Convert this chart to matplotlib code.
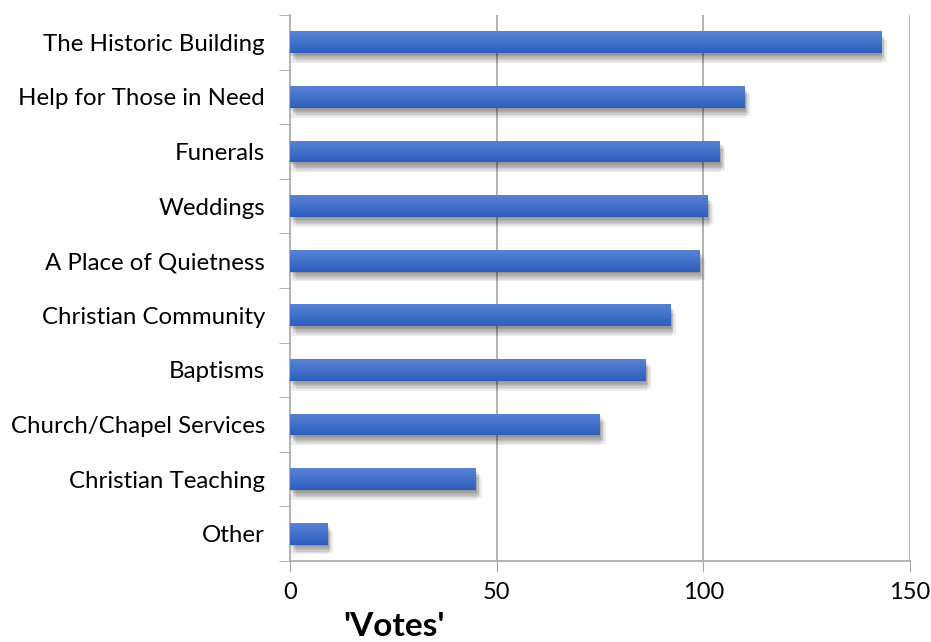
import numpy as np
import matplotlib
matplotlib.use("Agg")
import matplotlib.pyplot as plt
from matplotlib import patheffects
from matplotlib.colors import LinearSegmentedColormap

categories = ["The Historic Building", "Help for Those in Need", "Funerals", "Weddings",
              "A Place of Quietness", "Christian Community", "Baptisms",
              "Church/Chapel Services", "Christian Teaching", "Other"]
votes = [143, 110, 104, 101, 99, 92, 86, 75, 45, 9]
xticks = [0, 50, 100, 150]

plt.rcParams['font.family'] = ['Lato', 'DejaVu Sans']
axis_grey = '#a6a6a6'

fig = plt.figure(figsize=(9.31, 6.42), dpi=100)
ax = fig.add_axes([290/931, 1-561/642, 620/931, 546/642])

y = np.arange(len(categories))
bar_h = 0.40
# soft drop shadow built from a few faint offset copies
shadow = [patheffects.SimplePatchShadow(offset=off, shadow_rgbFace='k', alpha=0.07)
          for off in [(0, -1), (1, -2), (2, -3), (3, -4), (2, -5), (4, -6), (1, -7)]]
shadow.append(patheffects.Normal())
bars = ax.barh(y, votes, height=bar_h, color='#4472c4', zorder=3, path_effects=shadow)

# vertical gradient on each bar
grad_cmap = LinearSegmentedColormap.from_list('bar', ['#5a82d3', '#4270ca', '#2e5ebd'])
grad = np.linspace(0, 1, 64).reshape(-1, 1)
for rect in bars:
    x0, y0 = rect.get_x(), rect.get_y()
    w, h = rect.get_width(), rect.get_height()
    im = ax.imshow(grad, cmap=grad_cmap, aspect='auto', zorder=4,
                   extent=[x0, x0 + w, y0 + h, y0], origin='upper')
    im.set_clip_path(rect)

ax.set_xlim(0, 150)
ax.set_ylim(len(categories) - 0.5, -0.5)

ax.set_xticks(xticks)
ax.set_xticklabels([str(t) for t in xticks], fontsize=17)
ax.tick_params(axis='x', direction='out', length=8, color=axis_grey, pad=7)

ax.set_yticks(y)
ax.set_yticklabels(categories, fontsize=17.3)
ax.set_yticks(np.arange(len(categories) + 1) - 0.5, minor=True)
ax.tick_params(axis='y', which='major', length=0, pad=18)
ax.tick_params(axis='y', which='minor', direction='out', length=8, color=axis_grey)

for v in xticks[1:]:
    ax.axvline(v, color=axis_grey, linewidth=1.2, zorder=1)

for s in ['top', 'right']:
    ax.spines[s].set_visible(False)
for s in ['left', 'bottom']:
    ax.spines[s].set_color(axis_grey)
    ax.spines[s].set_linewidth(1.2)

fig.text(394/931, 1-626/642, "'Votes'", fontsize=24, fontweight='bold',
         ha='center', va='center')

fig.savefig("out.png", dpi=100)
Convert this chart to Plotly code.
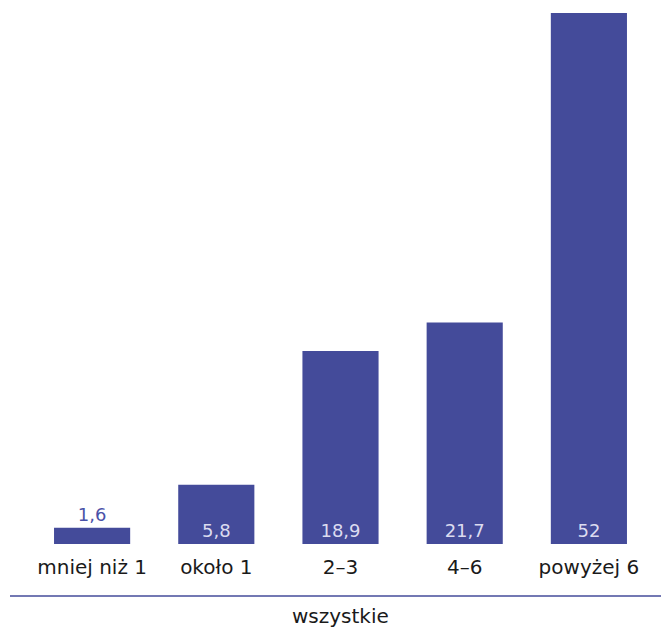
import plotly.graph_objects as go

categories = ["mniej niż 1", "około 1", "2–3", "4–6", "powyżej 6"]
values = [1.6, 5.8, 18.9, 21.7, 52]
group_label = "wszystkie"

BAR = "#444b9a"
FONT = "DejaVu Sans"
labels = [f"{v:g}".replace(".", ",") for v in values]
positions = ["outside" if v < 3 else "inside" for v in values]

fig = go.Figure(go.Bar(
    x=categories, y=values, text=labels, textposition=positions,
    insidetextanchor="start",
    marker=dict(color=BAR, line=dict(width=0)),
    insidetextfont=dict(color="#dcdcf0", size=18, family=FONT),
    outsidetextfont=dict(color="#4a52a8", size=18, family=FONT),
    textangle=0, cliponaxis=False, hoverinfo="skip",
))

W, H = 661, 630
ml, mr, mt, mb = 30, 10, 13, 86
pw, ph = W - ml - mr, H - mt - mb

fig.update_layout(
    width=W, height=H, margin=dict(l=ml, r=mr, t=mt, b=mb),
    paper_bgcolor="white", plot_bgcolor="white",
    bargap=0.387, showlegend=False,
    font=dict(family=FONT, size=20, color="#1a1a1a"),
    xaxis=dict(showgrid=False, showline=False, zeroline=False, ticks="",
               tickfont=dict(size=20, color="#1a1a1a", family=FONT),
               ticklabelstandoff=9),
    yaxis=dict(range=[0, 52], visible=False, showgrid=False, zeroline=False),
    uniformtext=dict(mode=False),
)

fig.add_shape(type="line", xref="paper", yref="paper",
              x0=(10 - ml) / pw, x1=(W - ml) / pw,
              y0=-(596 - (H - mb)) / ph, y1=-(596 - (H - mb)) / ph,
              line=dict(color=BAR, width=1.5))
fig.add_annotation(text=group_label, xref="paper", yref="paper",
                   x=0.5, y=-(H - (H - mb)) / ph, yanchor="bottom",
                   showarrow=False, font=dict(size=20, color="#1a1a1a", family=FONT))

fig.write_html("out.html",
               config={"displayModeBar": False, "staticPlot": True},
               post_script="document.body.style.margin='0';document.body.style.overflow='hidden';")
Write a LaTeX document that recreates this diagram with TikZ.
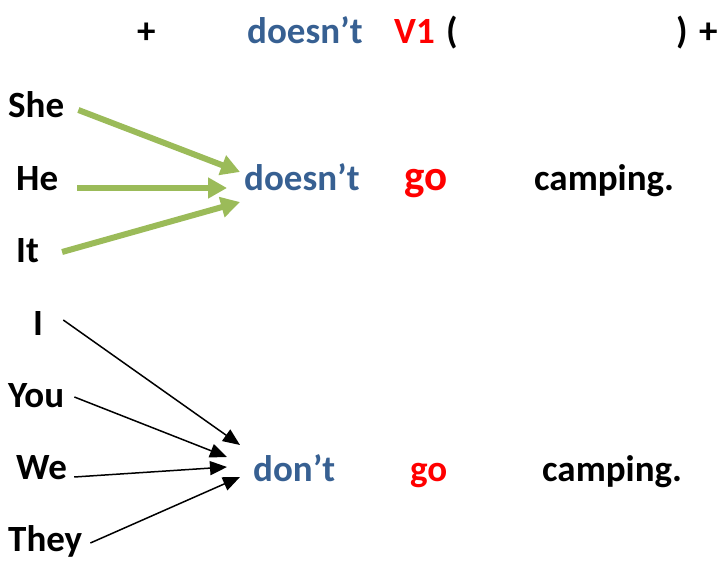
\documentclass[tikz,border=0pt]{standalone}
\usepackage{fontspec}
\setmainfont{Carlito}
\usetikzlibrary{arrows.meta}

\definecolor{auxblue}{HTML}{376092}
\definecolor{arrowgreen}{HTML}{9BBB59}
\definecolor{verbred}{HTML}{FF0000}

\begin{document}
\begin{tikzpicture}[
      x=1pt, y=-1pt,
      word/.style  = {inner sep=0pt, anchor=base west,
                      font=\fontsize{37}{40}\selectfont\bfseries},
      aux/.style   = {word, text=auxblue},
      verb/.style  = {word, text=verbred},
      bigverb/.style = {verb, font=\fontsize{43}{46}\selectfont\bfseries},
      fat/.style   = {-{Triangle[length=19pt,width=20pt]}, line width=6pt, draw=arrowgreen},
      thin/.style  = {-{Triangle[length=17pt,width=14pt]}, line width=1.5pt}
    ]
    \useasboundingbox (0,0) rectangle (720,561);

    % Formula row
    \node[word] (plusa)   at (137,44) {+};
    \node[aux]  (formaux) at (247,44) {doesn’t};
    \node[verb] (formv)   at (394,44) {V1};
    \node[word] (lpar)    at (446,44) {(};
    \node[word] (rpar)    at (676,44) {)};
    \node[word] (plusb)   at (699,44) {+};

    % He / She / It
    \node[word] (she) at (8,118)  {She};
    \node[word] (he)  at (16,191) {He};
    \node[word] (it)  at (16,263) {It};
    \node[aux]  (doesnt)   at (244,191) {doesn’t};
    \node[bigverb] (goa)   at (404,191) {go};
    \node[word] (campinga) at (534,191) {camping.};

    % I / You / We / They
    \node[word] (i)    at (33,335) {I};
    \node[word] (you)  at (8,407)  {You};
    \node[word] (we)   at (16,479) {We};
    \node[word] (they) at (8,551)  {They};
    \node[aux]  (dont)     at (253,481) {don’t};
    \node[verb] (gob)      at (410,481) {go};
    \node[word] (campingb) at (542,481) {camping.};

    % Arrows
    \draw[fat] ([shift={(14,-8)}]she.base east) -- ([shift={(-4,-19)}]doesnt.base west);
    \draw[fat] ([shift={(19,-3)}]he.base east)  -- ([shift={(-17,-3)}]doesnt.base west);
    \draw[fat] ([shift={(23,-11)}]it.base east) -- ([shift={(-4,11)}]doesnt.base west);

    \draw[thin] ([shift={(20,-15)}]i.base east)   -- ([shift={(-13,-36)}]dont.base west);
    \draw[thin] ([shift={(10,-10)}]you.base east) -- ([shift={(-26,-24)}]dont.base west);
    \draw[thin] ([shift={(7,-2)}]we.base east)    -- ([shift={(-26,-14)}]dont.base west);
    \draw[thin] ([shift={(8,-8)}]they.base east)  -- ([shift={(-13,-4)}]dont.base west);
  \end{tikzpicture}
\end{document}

Direction — Copy exactly the lines from the first line of the records above through the line with "from matplotlib.colors import", both included, and nothing else. Pictures stay out.

The response —
Convert this chart to matplotlib code.
import numpy as np
import matplotlib
matplotlib.use("Agg")
import matplotlib.pyplot as plt
from matplotlib import patheffects
from matplotlib.colors import LinearSegmentedColormap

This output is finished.